US President George W. Bush on Monday vigorously defended embattled Defense Secretary Donald Rumsfeld, saying the Pentagon chief was doing "a really fine job" and would stay on despite mounting criticism.
Bush brushed off the latest controversy sparked by disclosures that Rumsfeld had not personally signed letters of condolences to the families of US troops killed in Iraq, insisting his defense secretary was a "caring fellow."
The president told a news conference he was "very pleased" when Rumsfeld agreed to stay on after Bush won a second, four-year mandate. "He's done a fine job and I look forward to continue to work with him."
A CNN/USA Today/Gallup poll released Monday however showed 52 percent of Americans want Rumsfeld to step down, while only 36 percent say he should remain at the post he has held since 2001.
And an ABC News/Washington Post poll out late Monday found that Rumsfeld's approval rating was only 35 percent -- half of where it stood when Baghdad fell -- and 52 percent said Bush should sack him.
Rumsfeld has come under fire on a range of issues from prisoner abuse in Iraq to his alleged insensitivity to equipment problems plaguing US troops. He faced new heat after weekend reports he used a machine to sign his condolence letters.
But Bush made an impassioned defense of Rumsfeld's professional and personal qualities and refused to criticize him over the letters.
"I know Secretary Rumsfeld's heart. I know how much he cares for the troops," Bush said, recounting Rumsfeld's visits to wounded troops and "the anguish in his voice" when he speaks about the dangers in Iraq.
"He's a good, decent man. He's a caring fellow," the president said.

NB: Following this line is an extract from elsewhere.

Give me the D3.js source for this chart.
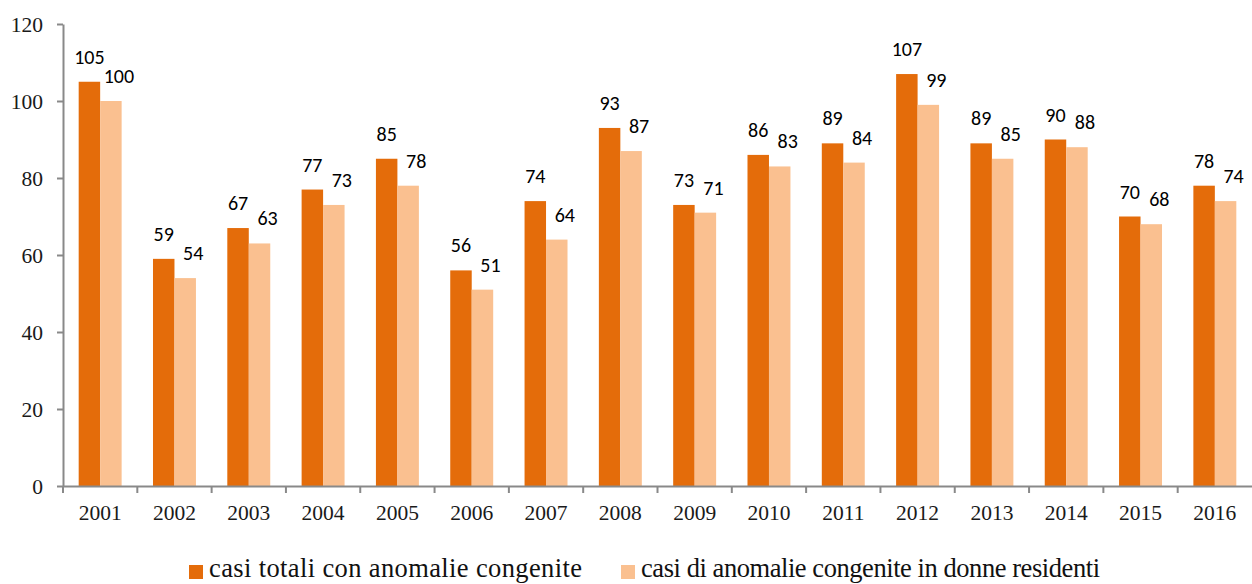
<!DOCTYPE html>
<html>
<head>
<meta charset="utf-8">
<script src="https://cdn.jsdelivr.net/npm/d3@7"></script>
<style>
  body { margin: 0; background: #fff; }
  svg { display: block; }
</style>
</head>
<body>
<script>
// dati
const anni = ["2001", "2002", "2003", "2004", "2005", "2006", "2007", "2008",
  "2009", "2010", "2011", "2012", "2013", "2014", "2015", "2016"];
const casiTotali = [105, 59, 67, 77, 85, 56, 74, 93, 73, 86, 89, 107, 89, 90, 70, 78];
const casiResidenti = [100, 54, 63, 73, 78, 51, 64, 87, 71, 83, 84, 99, 85, 88, 68, 74];
const yTicks = [0, 20, 40, 60, 80, 100, 120];
const serie = [
  { nome: "casi totali con anomalie congenite", valori: casiTotali, colore: "#E46C0A" },
  { nome: "casi di anomalie congenite in donne residenti", valori: casiResidenti, colore: "#FAC090" }
];

const width = 1252, height = 584;
const axisColor = "#898989";
const serif = "'Liberation Serif', 'Times New Roman', serif";

const svg = d3.select("body").append("svg")
  .attr("width", width)
  .attr("height", height);

const x = d3.scaleBand().domain(anni).range([63, 1252]).padding(0);
const xs = d3.scaleBand().domain([0, 1]).range([0, x.bandwidth()]).paddingInner(0).paddingOuter(0.73);
const y = d3.scaleLinear().domain([0, 120]).range([486, 24]);

// barre + etichette
serie.forEach((s, si) => {
  svg.append("g")
    .selectAll("rect")
    .data(s.valori)
    .enter()
    .append("rect")
    .attr("x", (d, i) => x(anni[i]) + xs(si))
    .attr("y", d => y(d))
    .attr("width", xs.bandwidth())
    .attr("height", d => y(0) - y(d))
    .attr("fill", s.colore);

  svg.append("g")
    .selectAll("text")
    .data(s.valori)
    .enter()
    .append("text")
    .attr("x", (d, i) => x(anni[i]) + xs(si) + xs.bandwidth() / 2 + (si === 1 ? 8 : 0))
    .attr("y", d => y(d) - 18)
    .attr("text-anchor", "middle")
    .style("font-family", "Carlito, 'Open Sans', sans-serif")
    .style("font-size", "20px")
    .style("fill", "#000")
    .text(d => d);
});

// asse y
const yAxis = svg.append("g")
  .attr("transform", "translate(63,0)")
  .call(d3.axisLeft(y).tickValues(yTicks).tickSize(6).tickSizeOuter(0).tickPadding(14));
yAxis.select(".domain").attr("stroke", axisColor).attr("stroke-width", 2);
yAxis.selectAll(".tick line").attr("stroke", axisColor).attr("stroke-width", 2);
yAxis.selectAll(".tick text")
  .attr("dy", "0.33em")
  .style("font-family", serif)
  .style("font-size", "21.5px")
  .style("fill", "#1a1a1a");

// asse x
const xAxis = svg.append("g")
  .attr("transform", "translate(0,486)")
  .call(d3.axisBottom(x).tickSize(0).tickSizeOuter(0));
xAxis.select(".domain").attr("stroke", axisColor).attr("stroke-width", 2);
xAxis.selectAll(".tick text")
  .attr("y", 34)
  .attr("dy", 0)
  .style("font-family", serif)
  .style("font-size", "21.5px")
  .style("fill", "#1a1a1a");

// tacche tra le categorie
svg.append("g")
  .selectAll("line")
  .data(anni)
  .enter()
  .append("line")
  .attr("x1", d => x(d))
  .attr("x2", d => x(d))
  .attr("y1", 486)
  .attr("y2", 493)
  .attr("stroke", axisColor)
  .attr("stroke-width", 2);

// legenda
const legendX = [189, 621];
const legendLen = [373, 459];
const legend = svg.append("g");
serie.forEach((s, i) => {
  legend.append("rect")
    .attr("x", legendX[i])
    .attr("y", 565)
    .attr("width", 14)
    .attr("height", 14)
    .attr("fill", s.colore);
  legend.append("text")
    .attr("x", legendX[i] + 20)
    .attr("y", 577)
    .attr("textLength", legendLen[i])
    .attr("lengthAdjust", "spacing")
    .style("font-family", serif)
    .style("font-size", "26.5px")
    .style("fill", "#111")
    .text(s.nome);
});
</script>
</body>
</html>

"Sometimes, perhaps, his demeanor is rough and gruff, but beneath that rough and no-nonsense demeanor is a good human being who cares deeply about the military and deeply about the grief that war causes."
Amid the criticism, Rumsfeld sent a warm holiday message to US troops in Iraq five days before Christmas, thanking them for their "courage," "commitment" and "sacrifices."
House Democratic Leader Nancy Pelosi reacting to Bush's support, said that Rumsfeld "has refused to accept any level of responsibility or even admit any mistakes."
This despite a string of mistakes including failing to provide enough troops to secure Iraq after the fall of Saddam Hussein and failing "to prevent horrific prisoner abuse in Iraq and elsewhere."
But Republican House Majority Leader Tom DeLay had nothing but praise for Rumsfeld, describing him as "a historic figure at the Pentagon" who has "overseen two of the swiftest, most successful, and most humane military campaigns in human history."